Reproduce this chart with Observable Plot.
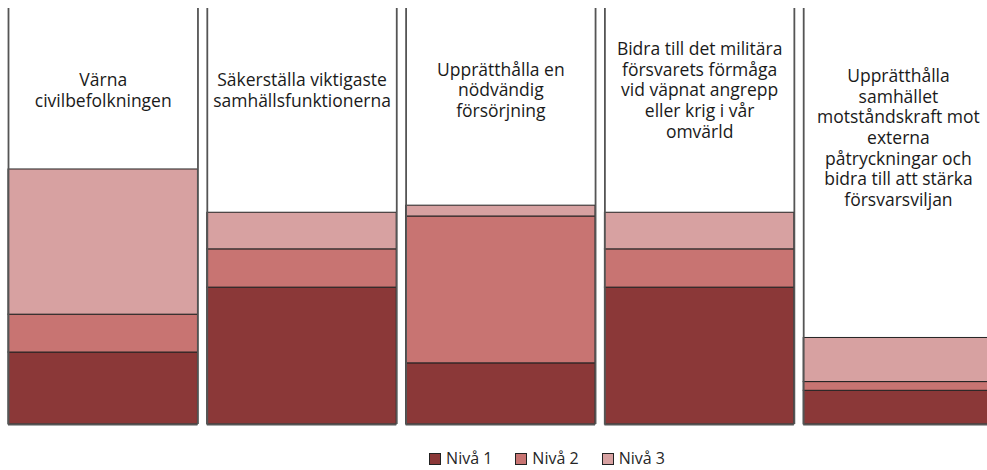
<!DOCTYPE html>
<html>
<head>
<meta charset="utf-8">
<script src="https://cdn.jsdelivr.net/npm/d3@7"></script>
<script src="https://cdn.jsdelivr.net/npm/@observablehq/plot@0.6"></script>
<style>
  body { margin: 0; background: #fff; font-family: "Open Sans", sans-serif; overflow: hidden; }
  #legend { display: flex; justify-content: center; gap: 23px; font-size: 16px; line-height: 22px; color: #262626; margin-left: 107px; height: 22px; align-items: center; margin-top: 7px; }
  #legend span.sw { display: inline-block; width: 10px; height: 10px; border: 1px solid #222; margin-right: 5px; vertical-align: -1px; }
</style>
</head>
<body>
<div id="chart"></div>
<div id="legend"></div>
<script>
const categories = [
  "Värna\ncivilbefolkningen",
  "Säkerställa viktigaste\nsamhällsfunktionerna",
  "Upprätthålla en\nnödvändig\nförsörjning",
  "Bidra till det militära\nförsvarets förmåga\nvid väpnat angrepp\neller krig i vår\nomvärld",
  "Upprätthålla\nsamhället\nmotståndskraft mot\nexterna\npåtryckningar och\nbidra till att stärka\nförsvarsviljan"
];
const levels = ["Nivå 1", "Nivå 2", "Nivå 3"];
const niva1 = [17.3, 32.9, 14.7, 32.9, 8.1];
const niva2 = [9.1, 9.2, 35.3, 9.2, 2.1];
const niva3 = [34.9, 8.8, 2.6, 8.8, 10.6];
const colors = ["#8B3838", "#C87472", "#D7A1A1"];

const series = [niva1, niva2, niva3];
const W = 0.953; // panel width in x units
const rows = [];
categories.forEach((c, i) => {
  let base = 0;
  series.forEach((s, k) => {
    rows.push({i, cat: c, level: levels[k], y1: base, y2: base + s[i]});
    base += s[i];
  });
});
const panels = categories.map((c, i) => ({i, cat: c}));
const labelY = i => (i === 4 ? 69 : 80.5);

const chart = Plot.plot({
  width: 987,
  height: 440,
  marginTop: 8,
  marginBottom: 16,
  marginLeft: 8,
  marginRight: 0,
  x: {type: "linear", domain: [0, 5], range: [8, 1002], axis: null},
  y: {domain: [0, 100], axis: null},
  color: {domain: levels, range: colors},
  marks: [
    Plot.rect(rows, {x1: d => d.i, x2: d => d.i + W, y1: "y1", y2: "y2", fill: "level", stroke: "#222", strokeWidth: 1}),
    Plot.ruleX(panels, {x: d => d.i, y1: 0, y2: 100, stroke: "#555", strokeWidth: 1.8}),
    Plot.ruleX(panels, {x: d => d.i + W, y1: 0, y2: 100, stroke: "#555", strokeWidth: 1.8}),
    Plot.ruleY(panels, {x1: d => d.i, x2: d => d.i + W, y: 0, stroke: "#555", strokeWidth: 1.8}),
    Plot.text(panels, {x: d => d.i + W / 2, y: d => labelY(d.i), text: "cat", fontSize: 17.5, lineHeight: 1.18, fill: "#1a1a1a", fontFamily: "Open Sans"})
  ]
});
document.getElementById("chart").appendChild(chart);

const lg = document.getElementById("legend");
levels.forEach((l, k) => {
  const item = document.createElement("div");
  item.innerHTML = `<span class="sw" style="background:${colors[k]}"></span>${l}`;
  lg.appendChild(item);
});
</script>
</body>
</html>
==
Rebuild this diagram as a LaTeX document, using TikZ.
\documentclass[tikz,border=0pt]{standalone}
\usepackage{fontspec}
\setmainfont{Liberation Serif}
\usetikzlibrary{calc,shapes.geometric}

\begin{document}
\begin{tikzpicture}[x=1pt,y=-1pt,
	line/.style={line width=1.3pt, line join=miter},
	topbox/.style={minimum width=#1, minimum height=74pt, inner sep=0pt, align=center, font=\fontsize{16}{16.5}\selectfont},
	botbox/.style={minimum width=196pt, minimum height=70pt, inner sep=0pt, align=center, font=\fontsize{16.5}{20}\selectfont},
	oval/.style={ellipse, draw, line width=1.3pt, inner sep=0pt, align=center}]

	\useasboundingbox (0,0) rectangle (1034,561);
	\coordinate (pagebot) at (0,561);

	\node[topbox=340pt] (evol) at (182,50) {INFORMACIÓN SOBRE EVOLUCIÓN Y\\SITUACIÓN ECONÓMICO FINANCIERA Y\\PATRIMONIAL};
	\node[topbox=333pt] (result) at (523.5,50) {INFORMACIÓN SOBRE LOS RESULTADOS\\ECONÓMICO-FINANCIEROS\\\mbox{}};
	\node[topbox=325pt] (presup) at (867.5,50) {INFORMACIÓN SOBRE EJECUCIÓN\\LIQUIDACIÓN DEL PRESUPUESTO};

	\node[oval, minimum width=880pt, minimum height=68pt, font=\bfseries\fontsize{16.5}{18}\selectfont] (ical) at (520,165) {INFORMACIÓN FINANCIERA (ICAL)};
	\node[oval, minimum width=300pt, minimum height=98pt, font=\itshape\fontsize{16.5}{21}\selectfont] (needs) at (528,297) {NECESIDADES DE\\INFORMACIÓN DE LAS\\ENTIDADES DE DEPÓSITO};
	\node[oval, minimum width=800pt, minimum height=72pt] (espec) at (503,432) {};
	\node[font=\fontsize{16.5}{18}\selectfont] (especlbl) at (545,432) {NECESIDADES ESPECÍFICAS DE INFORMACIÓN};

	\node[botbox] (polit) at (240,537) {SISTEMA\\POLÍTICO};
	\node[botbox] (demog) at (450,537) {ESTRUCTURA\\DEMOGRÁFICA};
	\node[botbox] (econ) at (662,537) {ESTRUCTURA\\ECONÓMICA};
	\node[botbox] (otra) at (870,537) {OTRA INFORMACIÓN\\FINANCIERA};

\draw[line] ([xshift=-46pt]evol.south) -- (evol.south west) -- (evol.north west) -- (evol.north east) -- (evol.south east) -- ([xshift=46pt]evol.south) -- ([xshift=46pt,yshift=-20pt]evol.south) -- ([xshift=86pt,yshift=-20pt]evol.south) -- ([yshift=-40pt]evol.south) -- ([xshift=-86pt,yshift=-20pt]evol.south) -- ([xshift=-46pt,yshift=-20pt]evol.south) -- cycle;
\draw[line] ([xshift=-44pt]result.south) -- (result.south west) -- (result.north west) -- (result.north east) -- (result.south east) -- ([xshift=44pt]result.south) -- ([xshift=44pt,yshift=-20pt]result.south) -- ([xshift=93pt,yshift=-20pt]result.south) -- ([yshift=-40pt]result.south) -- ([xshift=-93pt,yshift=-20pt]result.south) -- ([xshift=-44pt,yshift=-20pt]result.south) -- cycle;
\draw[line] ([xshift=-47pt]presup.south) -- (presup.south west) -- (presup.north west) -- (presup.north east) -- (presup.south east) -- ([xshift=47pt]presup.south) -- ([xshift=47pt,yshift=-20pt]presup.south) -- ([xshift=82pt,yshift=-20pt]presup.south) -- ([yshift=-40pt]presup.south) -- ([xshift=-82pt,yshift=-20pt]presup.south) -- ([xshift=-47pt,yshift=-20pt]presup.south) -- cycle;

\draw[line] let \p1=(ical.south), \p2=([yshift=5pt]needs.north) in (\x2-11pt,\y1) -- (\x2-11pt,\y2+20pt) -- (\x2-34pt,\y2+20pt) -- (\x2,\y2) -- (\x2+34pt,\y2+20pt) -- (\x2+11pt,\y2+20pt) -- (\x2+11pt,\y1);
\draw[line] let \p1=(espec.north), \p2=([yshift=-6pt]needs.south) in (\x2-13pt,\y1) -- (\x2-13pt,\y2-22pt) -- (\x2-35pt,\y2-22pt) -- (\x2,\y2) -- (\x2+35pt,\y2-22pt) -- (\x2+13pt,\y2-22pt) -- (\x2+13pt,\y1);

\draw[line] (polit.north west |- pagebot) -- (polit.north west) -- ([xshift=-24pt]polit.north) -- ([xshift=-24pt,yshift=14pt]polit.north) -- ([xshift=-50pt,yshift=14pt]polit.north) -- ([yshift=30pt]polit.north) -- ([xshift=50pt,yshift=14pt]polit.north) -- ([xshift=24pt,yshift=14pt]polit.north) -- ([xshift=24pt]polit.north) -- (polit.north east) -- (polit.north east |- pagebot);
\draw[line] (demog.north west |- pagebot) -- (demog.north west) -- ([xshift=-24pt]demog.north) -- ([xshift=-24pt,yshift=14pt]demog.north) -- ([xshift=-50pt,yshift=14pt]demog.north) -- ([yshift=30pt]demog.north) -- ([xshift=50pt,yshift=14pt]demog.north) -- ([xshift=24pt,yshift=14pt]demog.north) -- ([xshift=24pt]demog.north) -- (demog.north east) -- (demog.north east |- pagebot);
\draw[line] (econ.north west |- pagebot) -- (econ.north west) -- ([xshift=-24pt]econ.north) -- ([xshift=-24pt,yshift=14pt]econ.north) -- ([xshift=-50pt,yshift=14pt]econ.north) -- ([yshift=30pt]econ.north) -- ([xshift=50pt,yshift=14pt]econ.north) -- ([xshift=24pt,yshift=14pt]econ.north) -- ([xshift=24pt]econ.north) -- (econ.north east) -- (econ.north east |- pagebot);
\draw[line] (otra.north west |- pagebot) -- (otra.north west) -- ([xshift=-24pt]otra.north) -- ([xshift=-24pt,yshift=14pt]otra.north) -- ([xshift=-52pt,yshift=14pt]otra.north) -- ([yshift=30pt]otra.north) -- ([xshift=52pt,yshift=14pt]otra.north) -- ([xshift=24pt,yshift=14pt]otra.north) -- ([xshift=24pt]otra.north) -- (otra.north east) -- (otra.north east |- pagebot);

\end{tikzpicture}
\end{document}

> **Task brief**
This exercise asks for the lines from the line with "Rebuild this diagram" to the line with "(presup) at (867.5,50)", both lines included, set down exactly and with nothing else.

> **Response for this exercise**
Rebuild this diagram as a LaTeX document, using TikZ.
\documentclass[tikz,border=0pt]{standalone}
\usepackage{fontspec}
\setmainfont{Liberation Serif}
\usetikzlibrary{calc,shapes.geometric}

\begin{document}
\begin{tikzpicture}[x=1pt,y=-1pt,
	line/.style={line width=1.3pt, line join=miter},
	topbox/.style={minimum width=#1, minimum height=74pt, inner sep=0pt, align=center, font=\fontsize{16}{16.5}\selectfont},
	botbox/.style={minimum width=196pt, minimum height=70pt, inner sep=0pt, align=center, font=\fontsize{16.5}{20}\selectfont},
	oval/.style={ellipse, draw, line width=1.3pt, inner sep=0pt, align=center}]

	\useasboundingbox (0,0) rectangle (1034,561);
	\coordinate (pagebot) at (0,561);

	\node[topbox=340pt] (evol) at (182,50) {INFORMACIÓN SOBRE EVOLUCIÓN Y\\SITUACIÓN ECONÓMICO FINANCIERA Y\\PATRIMONIAL};
	\node[topbox=333pt] (result) at (523.5,50) {INFORMACIÓN SOBRE LOS RESULTADOS\\ECONÓMICO-FINANCIEROS\\\mbox{}};
	\node[topbox=325pt] (presup) at (867.5,50) {INFORMACIÓN SOBRE EJECUCIÓN\\LIQUIDACIÓN DEL PRESUPUESTO};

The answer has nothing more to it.